Food staying in one place on a hot pan can very quickly burn and leave a residue.
11. Rotate and Move the Pan
Some burners, especially older ones, don’t distribute heat to the pan evenly.
This is why we recommend that you constantly rotate or move the pan so that the heat is distributed.
It also prevents the heat from directing itself to one place for too long and possibly burning it.
12. Deglaze Burnt Food Immediately
The sad truth is that some foods, such as eggs, will still stick to your stainless steel pans despite your efforts. Even if you take precautions, your might still end up burning your food.
In such cases, we recommend that you immediately deglaze the pan after you are done cooking.
To deglaze your pan, remove it from the heat and add one cup of water.
Return the pan to the stove and heat the water on medium heat. The warm water will likely be enough to remove the residue of burnt food from the pan, but then use a spatula to lift the food.
13. Clean the Pan Thoroughly
The stubborn food residue will likely be removed after you have deglazed it.
Hence you should only wash the pan with soap and water.
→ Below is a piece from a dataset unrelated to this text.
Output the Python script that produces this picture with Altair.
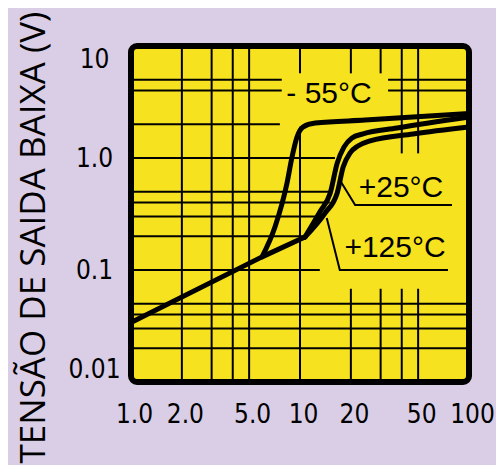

Washing your stainless steel plans in the dishwasher is not recommended as that might decrease the quality.
Moreover, don’t use abrasive materials like steel wool or harsh detergents while cleaning either.
14. Dry Cookware After Cleaning
Another important tip for stainless steel pans is to dry them thoroughly after you have washed them.
This prevents calcium spots from forming, which can likely ruin the surface and quality of your pan.
As a result, it would make it more susceptible to burning.
The Bottom Line
We hope you found these fourteen tips to prevent stainless steel pans from burning useful; if you have any questions, you can let us know.
Be sure to not overheat your pans or expose them to direct flames for too long as these can very easily burn them.